I knew the name but knew little about him.  Back in the mid-seventies I read James Joyce's Finnegans Wake and that makes several references to Le Fanu's The House by the Churchyard.  Then, when I kept on finding myself on Buffy panels fifteen years ago, I did some research on the history of the vampire in literature and discovered that Le Fanu's Carmilla is one of the seminal texts.  Incidentally, at a panel at the con on film adaptations of Le Fanu it was mentioned that the Hammer Films versions of Carmilla in the seventies - The Vampire Lovers, Lust for a Vampire and Twins of Evil - play down the lesbianism that is in the original.  However, one of the panellists went on to say, with the recent comedy remake, the title was Lesbian Vampire Killers.  "No beating about the bush there."  At which point, the audience burst into laughter and he realised what he'd said.

But also mentioned at that panel and elsewhere at the convention was a BBC film called Schalcken the Painter, shown in 1979.  I remember watching this.  The BBC had made a tradition of showing ghost stories late at night at Christmas, usually from short stories by M.R. James.  The most famous is probably Jonathan Miller's film Whistle and I'll Come to You.  Schalcken the Painter occupied that slot - shown on Dec. 23rd, apparently.  I also remember it was somewhat erotic, with female nudity, and I was glad my parents had already gone to bed when I watched it at their house when I was staying there for Christmas.

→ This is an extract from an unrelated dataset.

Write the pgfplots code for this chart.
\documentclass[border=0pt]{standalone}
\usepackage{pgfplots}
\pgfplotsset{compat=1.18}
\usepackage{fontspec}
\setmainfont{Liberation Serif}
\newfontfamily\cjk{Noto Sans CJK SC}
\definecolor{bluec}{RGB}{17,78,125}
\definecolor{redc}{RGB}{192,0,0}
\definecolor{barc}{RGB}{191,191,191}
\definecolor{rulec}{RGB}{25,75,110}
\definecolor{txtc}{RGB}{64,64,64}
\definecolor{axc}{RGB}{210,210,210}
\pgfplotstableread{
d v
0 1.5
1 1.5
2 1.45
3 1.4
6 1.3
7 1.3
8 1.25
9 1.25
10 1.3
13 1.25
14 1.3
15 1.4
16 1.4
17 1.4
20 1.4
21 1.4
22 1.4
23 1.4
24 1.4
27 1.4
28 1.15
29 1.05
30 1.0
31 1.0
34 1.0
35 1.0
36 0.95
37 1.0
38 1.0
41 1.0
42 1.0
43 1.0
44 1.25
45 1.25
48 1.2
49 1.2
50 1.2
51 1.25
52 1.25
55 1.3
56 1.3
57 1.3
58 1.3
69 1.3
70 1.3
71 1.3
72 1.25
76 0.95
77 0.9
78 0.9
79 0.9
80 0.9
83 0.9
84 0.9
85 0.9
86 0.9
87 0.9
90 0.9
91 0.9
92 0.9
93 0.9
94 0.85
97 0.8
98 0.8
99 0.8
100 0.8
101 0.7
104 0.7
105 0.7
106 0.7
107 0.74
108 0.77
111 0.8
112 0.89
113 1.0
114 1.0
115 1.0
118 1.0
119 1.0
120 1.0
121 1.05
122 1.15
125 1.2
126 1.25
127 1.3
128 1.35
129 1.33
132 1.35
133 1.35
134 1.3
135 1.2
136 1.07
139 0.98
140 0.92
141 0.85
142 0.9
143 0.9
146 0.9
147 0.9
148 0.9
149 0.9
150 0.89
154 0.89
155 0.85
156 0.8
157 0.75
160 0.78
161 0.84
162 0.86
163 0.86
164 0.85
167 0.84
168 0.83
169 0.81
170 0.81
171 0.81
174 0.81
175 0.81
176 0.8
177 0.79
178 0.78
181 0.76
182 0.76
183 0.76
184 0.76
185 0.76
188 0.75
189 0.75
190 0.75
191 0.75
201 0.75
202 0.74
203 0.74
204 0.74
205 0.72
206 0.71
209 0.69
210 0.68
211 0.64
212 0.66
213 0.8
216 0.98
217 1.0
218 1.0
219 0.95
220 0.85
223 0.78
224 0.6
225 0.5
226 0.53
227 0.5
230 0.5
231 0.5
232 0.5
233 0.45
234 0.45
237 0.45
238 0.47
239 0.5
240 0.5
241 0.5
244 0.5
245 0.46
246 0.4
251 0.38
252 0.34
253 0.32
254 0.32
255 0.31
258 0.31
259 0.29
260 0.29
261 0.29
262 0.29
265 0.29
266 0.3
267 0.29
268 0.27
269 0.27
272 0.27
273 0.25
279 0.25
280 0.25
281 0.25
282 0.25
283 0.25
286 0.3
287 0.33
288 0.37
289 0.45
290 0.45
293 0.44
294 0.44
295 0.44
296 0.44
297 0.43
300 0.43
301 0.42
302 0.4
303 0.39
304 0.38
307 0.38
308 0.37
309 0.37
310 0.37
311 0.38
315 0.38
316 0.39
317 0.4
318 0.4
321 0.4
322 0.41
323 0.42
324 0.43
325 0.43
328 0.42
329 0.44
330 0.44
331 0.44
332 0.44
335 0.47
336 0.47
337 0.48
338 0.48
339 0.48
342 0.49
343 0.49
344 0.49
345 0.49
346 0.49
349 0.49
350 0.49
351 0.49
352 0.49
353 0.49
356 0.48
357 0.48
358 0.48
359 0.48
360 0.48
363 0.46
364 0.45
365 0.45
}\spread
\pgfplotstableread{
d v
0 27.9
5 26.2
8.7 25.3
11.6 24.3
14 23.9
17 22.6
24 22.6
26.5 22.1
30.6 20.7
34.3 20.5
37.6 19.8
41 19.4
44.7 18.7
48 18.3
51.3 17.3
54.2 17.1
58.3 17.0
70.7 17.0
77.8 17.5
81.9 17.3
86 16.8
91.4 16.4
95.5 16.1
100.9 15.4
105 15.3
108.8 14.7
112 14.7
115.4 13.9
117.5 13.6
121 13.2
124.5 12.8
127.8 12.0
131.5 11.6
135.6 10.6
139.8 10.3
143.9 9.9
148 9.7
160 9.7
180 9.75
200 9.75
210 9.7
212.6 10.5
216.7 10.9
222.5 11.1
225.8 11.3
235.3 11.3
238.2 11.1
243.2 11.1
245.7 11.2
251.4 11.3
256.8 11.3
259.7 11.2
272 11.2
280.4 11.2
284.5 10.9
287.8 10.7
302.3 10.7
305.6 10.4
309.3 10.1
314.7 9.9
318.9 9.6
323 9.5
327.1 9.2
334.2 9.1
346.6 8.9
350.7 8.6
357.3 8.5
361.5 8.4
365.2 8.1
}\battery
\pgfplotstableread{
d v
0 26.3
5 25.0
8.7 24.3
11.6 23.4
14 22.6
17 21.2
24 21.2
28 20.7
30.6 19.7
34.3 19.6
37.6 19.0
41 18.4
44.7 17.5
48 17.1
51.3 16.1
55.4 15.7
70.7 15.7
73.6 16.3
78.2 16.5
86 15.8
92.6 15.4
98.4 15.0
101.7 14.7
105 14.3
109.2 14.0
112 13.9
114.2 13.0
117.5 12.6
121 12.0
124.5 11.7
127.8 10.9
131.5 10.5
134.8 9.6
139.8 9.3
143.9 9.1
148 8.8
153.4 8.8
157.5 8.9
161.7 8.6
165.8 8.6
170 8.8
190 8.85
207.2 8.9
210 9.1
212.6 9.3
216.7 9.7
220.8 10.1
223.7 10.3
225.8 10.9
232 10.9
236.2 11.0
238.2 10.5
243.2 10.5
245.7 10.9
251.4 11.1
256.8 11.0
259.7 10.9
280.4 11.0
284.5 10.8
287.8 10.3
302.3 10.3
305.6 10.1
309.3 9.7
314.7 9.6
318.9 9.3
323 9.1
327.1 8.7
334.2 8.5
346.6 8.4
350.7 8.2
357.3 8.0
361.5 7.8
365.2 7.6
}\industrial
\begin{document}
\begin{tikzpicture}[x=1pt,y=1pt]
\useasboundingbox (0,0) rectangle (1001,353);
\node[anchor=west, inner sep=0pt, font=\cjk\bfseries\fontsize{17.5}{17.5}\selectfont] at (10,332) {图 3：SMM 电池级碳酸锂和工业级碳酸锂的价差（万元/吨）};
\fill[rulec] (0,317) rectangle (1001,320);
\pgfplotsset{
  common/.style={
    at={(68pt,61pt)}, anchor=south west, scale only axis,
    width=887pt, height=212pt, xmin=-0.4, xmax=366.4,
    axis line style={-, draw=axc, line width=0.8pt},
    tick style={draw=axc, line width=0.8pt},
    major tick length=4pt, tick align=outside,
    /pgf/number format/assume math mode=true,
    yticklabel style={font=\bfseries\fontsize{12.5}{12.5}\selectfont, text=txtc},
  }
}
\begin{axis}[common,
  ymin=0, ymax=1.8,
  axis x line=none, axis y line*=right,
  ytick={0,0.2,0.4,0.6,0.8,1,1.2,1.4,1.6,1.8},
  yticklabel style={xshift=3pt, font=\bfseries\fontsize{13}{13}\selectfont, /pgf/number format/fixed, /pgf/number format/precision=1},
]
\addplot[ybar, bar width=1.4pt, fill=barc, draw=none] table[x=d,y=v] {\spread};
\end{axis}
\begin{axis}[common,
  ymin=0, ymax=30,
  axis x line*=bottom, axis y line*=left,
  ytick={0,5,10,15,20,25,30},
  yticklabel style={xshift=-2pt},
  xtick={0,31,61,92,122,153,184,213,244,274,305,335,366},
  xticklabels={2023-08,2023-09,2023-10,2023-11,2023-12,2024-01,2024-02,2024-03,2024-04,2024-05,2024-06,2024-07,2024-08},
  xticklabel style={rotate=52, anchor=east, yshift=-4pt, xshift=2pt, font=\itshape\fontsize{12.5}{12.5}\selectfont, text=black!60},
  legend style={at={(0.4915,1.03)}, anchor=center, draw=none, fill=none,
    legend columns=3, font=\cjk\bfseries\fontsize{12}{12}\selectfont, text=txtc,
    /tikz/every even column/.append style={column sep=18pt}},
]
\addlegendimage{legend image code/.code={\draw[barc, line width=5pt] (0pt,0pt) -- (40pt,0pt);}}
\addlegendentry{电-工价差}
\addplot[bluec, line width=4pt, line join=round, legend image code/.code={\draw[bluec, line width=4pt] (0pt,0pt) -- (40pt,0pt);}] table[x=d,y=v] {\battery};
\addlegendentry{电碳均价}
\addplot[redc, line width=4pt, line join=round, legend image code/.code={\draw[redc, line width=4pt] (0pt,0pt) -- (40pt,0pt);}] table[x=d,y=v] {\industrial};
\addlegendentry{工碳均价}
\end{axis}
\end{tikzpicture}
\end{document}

So, it appears that the BFI has released it on DVD (and Blu-Ray, two discs in the same box), and I ordered it from Amazon and finally got round to watching it yesterday.

It has held up quite well.  The basic plot is that Godfried Schalcken, a real Dutch painter of the mid-seventeenth century, is a student of Gerrit Dou, played by the great Maurice Denham.  Schalcken is in love with Dou's ward and neice, Rose, played by Cheryl Kennedy, who was mainly known for her comedy parts in the seventies.  A cadaverous individual from Rotterdam called Vanderhausen arrives and offers a wedding contract for Rose with a handsome amount of gold in payment, which Dou accepts.  Schalcken, just an impoverished student, can do nothing, and Rose goes off to her marriage.

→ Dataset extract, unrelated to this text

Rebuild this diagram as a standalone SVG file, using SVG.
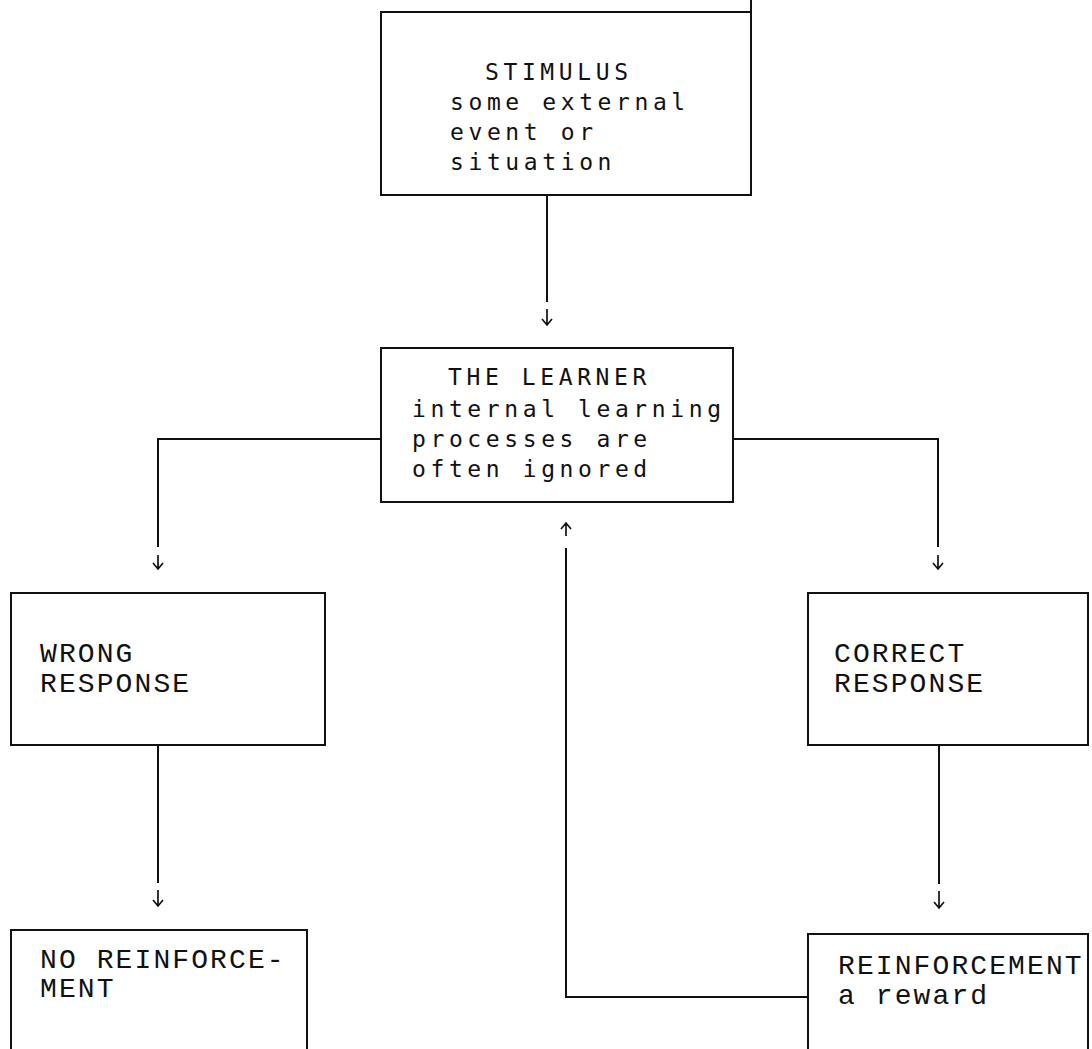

When nothing further is heard of bride and groom after the wedding, Schalcken is despatched to Rotterdam for news and finds no trace of them, no one has heard of Vanderhausen.  (But Schalcken does find his way to a brothel where one of the ladies reminds him enough of Rose that he visits there often.)

As Schalcken's reputation begins to eclipse that of his master, Rose suddenly appears again in a most distressed state, fainting with hunger.  But she disappears again.  Schalcken himself marries and makes money painting commissions.  Finally, after Dou's funeral he has one final chilling confrontation with Rose in the crypt of the church.

The story is filmed in the style of the Dutch painiting of the period which reminds me of the films of Peter Greenaway who did a film about in incident in the life of Rembrandt starring Martin Freeman recently.  (Incidentally, Rembrandt appears as a minor character in Schalcken, so brief an appearance that if you blink you'll miss him, and this time of watching I must have blinked.)  The accompanying booklet to the disc also mentions Kubrick's Barry Lyndon, released a few years earlier.  Mind you the BBC film quality is such that I don't think watching it on Blu-Ray would improve one's viewing.  I don't think there is one scene shot in daylight outside.

But it is creepy.  The booklet says that the director and writer, Leslie Megahey, conceived this as an art documentary gone wrong.  Megahey is known for his art documentaries and he is helped by his choice of Charles Gray as the narrator/voice of Le Fanu.  (This is some years after Gray's appearance in the Rocky Horror Picture Show.)  Many paintings are shown on screen and the credits thank a number of owners of these paintings, starting with the Queen.  Furthermore, there is a subtext to the film that I was able to work out this time, that painting in the Netherlands at this time had become a commodity, driven by money.  An extra scene interpolated by Megahey has Schalcken accepting a commission from a wealthy gentleman to paint a picture of his daughter with her favourite doll, and the whole set up is done identically to the appearance of Vanderhausen presenting his gold earlier in the story.  (This gentleman is played by Anthony Sharp who if I remember rightly played both the waiter and Zarquon in the first radio series of Hitchhiker's Guide to the Galaxy.)

It's amusing what I'd remembered from seeing it all those years ago.  An early scene I remembered, Dou arranges a couple of models for his students to draw.  One is an old bearded man in a loincloth, the other a young woman dressed plainly with her shoulders bared and her skirt slightly lifted.  "You are to paint the temptation of St. Anthony," he explains.  He points to the old man: "St. Anthony"; the woman: "Temptation"; the floor: "Devils.  You will imagine the devils."

Mind you, there is not as much nudity as I remember.